The Porcha Woodruff Case: AI Facial Recognition and Racial Bias in Law Enforcement

Face recognition AI
Face recognition AI

The Wrongful Arrest

In a case that exposes the hazards of entrusting law enforcement to AI software, Porcha Woodruff, an African American mother, has embarked on a legal battle against the City of Detroit and a Detroit Police Department detective. This comes after she was wrongly apprehended while eight months pregnant due to a faulty facial recognition match. The incident sheds light on the ongoing debate surrounding the use of AI  technology in policing and the potential for racial discrimination.


The federal lawsuit, filed August 3, 2023, outlines distressing events that unfolded on February 16, 2023. On that morning, while preparing her two young children for school, Porcha Woodruff found herself bombarded by six Detroit police officers with a warrant for her arrest for a carjacking and robbery incident that occurred on January 29. 


Police Chief Perspective on Malpractice: 

Fast-forward to August 10, 2023, Detroit’s police chief, James White, offered his perspective on the case. He maintained that the use of facial recognition technology was not at fault,  but that “poor investigative work” had led to Woodruff’s wrongful arrest. Chief White emphasized that the misstep was the result of a detective presenting an image generated by facial recognition technology to the carjacking and robbery victim, which linked to a 2015 mugshot of Porcha Woodruff. The detective then acted in a way that was in direct violation of the department’s policy by using the mugshot photo in the lineup presented to the victim. As a result, Woodruff was arrested.


What adds to the severity of the situation is that Woodruff was in the advanced stages of pregnancy  – eight months pregnant at the time the police officers arrived at her doorstep. The police report for the January 29 incident, in no way  indicated that the carjacking and robbery suspect was pregnant  – a fact that was in stark contrast to Woodruff’s situation.  
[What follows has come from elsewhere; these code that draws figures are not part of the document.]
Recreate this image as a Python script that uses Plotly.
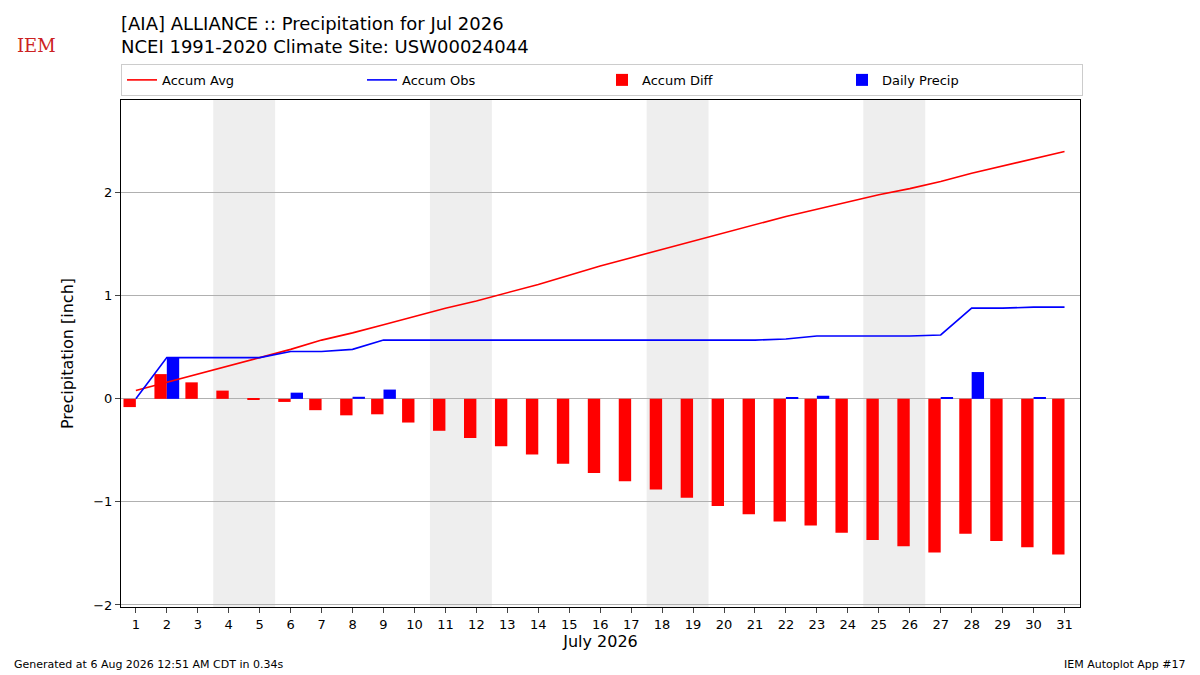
import plotly.graph_objects as go

days = list(range(1, 32))
accum_avg = [0.08,0.16,0.24,0.32,0.40,0.48,0.57,0.64,0.72,0.80,0.88,0.95,1.03,1.11,1.20,1.29,1.37,1.45,1.53,1.61,1.69,1.77,1.84,1.91,1.98,2.04,2.11,2.19,2.26,2.33,2.40]
accum_obs = [0.00,0.40,0.40,0.40,0.40,0.46,0.46,0.48,0.57,0.57,0.57,0.57,0.57,0.57,0.57,0.57,0.57,0.57,0.57,0.57,0.57,0.58,0.61,0.61,0.61,0.61,0.62,0.88,0.88,0.89,0.89]
accum_diff = [-0.08,0.24,0.16,0.08,-0.01,-0.03,-0.11,-0.16,-0.15,-0.23,-0.31,-0.38,-0.46,-0.54,-0.63,-0.72,-0.80,-0.88,-0.96,-1.04,-1.12,-1.19,-1.23,-1.30,-1.37,-1.43,-1.49,-1.31,-1.38,-1.44,-1.51]
daily = [0,0.40,0,0,0,0.06,0,0.02,0.09,0,0,0,0,0,0,0,0,0,0,0,0,0.01,0.03,0,0,0,0.01,0.26,0,0.01,0]
weekends = [(3.5,5.5),(10.5,12.5),(17.5,19.5),(24.5,26.5)]

fig = go.Figure()
fig.add_trace(go.Scatter(x=days, y=accum_avg, mode="lines", name="Accum Avg", line=dict(color="red", width=1.6)))
fig.add_trace(go.Scatter(x=days, y=accum_obs, mode="lines", name="Accum Obs", line=dict(color="blue", width=1.6)))
fig.add_trace(go.Bar(x=days, y=accum_diff, name="Accum Diff", marker=dict(color="red", line=dict(width=0)), width=0.4, offset=-0.4))
fig.add_trace(go.Bar(x=days, y=daily, name="Daily Precip", marker=dict(color="blue", line=dict(width=0)), width=0.4, offset=0))
for a, b in weekends:
    fig.add_vrect(x0=a, x1=b, fillcolor="#eeeeee", line_width=0, layer="below")

fig.update_layout(
    width=1200, height=675, plot_bgcolor="white", paper_bgcolor="white",
    margin=dict(l=113, r=128, t=92, b=76, autoexpand=False),
    font=dict(family="DejaVu Sans", size=13, color="black"),
    showlegend=True, barmode="overlay",
    legend=dict(orientation="h", x=0, y=1.008, xanchor="left", yanchor="bottom",
                entrywidth=195, entrywidthmode="pixels", bordercolor="#cccccc", borderwidth=1,
                font=dict(size=13), tracegroupgap=0),
    xaxis=dict(range=[0.52, 31.5], tickmode="array", tickvals=days, ticktext=[str(d) for d in days],
               showgrid=False, showline=True, linecolor="black", mirror=True, ticks="outside",
               title=dict(text="July 2026", font=dict(size=16), standoff=5)),
    yaxis=dict(range=[-2.02, 2.9], tickvals=[-2,-1,0,1,2], ticktext=["\u22122","\u22121","0","1","2"],
               showgrid=True, gridcolor="#b0b0b0", zeroline=False, showline=True, linecolor="black",
               mirror=True, ticks="outside", title=dict(text="Precipitation [inch]", font=dict(size=16))),
)
fig.add_annotation(text="[AIA] ALLIANCE :: Precipitation for Jul 2026",
                   xref="paper", yref="paper", x=-0.002, y=1.150, xanchor="left", yanchor="middle",
                   showarrow=False, font=dict(size=18))
fig.add_annotation(text="NCEI 1991-2020 Climate Site: USW00024044",
                   xref="paper", yref="paper", x=-0.002, y=1.105, xanchor="left", yanchor="middle",
                   showarrow=False, font=dict(size=18))
fig.add_annotation(text="IEM", xref="paper", yref="paper", x=-0.0876, y=1.108, xanchor="center", yanchor="middle",
                   showarrow=False, font=dict(size=18, color="#cc2222", family="DejaVu Serif"))
fig.add_annotation(text="Generated at 6 Aug 2026 12:51 AM CDT in 0.34s", xref="paper", yref="paper",
                   x=-0.1137, y=-0.114, xanchor="left", yanchor="middle", showarrow=False, font=dict(size=11))
fig.add_annotation(text="IEM Autoplot App #17", xref="paper", yref="paper",
                   x=1.1126, y=-0.114, xanchor="right", yanchor="middle", showarrow=False, font=dict(size=11))
fig.write_html("out.html")
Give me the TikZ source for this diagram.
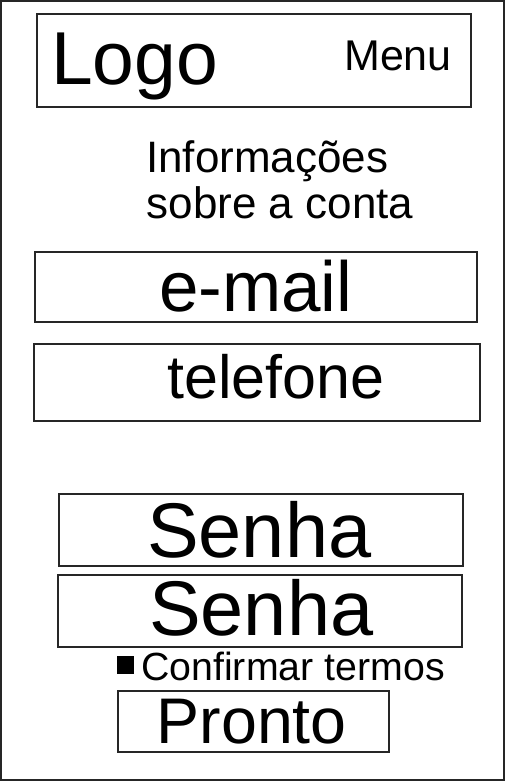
\documentclass[tikz,border=0pt]{standalone}
\usepackage{fontspec}
\setmainfont{Liberation Sans}
\begin{document}
\begin{tikzpicture}[x=1pt,y=-1pt,
  frame/.style={draw=black!85,line width=2pt},
  boxr/.style={draw=black!85,line width=2pt},
  lbl/.style={anchor=base west,inner sep=0pt,text=black}]
\useasboundingbox (0,0) rectangle (506,781);
\draw[frame] (1,1) rectangle (504,779.5);
% header
\draw[boxr] (37,14) rectangle (470.5,107.5);
\node[lbl,font=\fontsize{75}{75}\selectfont] (logo) at (51,85) {Logo};
\node[lbl,font=\fontsize{43}{43}\selectfont] (menu) at (344,71) {Menu};
% title
\node[lbl,font=\fontsize{44}{44}\selectfont] (info1) at (146,172) {Informações};
\node[lbl,font=\fontsize{44}{44}\selectfont] (info2) at (146.5,218) {sobre a conta};
% email
\draw[boxr] (35,252) rectangle (476.5,321.5);
\node[lbl,font=\fontsize{71}{71}\selectfont] (email) at (159,311.5) {e-mail};
% telefone
\draw[boxr] (33.5,343.5) rectangle (480,420.5);
\node[lbl,font=\fontsize{61}{61}\selectfont] (tel) at (167,398.3) {telefone};
% senha
\draw[boxr] (59,493.5) rectangle (462.5,565.5);
\node[lbl,font=\fontsize{77.5}{77.5}\selectfont] (senha1) at (147,557.3) {Senha};
\draw[boxr] (57.5,575) rectangle (461.5,646.5);
\node[lbl,font=\fontsize{77.5}{77.5}\selectfont] (senha2) at (149,635) {Senha};
% confirmar
\fill[black] (117.3,656) rectangle (134,674);
\node[lbl,font=\fontsize{39.3}{39.3}\selectfont] (conf) at (141,680) {Confirmar termos};
% pronto
\draw[boxr] (117.7,691) rectangle (389,751.5);
\node[lbl,font=\fontsize{64.5}{64.5}\selectfont] (pronto) at (156.5,743.3) {Pronto};
\end{tikzpicture}
\end{document}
According to Woodruff’s lawsuit, “Facial recognition alone cannot serve as probable cause for arrests, as a computer’s identification is prone to errors that humans might also make.” This assertion underlines the inherent limitations of technology and the potential for it to be injustices.


Racial Bias and Discrimination 

This case highlights a troubling pattern of racial discrimination. The lawsuit contends that Detroit police have engaged in the systemic mistreatment of Woodruff and other African American citizens through the utilization of facial recognition technology. Studies have indicated that these technologies disproportionately misidentify racial minorities, with the National Institute of Standards and Technology finding that Native American, African American, and Asian individuals are more likely to be affected. The report revealed that certain algorithms were up to 100 times more likely to incorrectly match two different non-White people, further underscoring the technology’s racial bias.


The incident involving Porcha Woodruff is not isolated. In 2020, the American Civil Liberties Union (ACLU) filed a complaint against the Detroit Police Department in what became the first documented case of wrongful arrest due to facial recognition technology. The ACLU’s action underscored the urgent need for reform and accountability in the application of such tools within law enforcement.


The Porcha Woodruff case continues to spark debates about the consequences of relying on technology to make pivotal decisions in the criminal justice system. As society navigates the integration of advanced tools into policing, it becomes increasingly critical to scrutinize their potential biases and limitations. The legal battle that Woodruff has initiated serves as a reminder that technology, while valuable, must be employed ethically to prevent unjust outcomes to preserve the principles of justice and equality.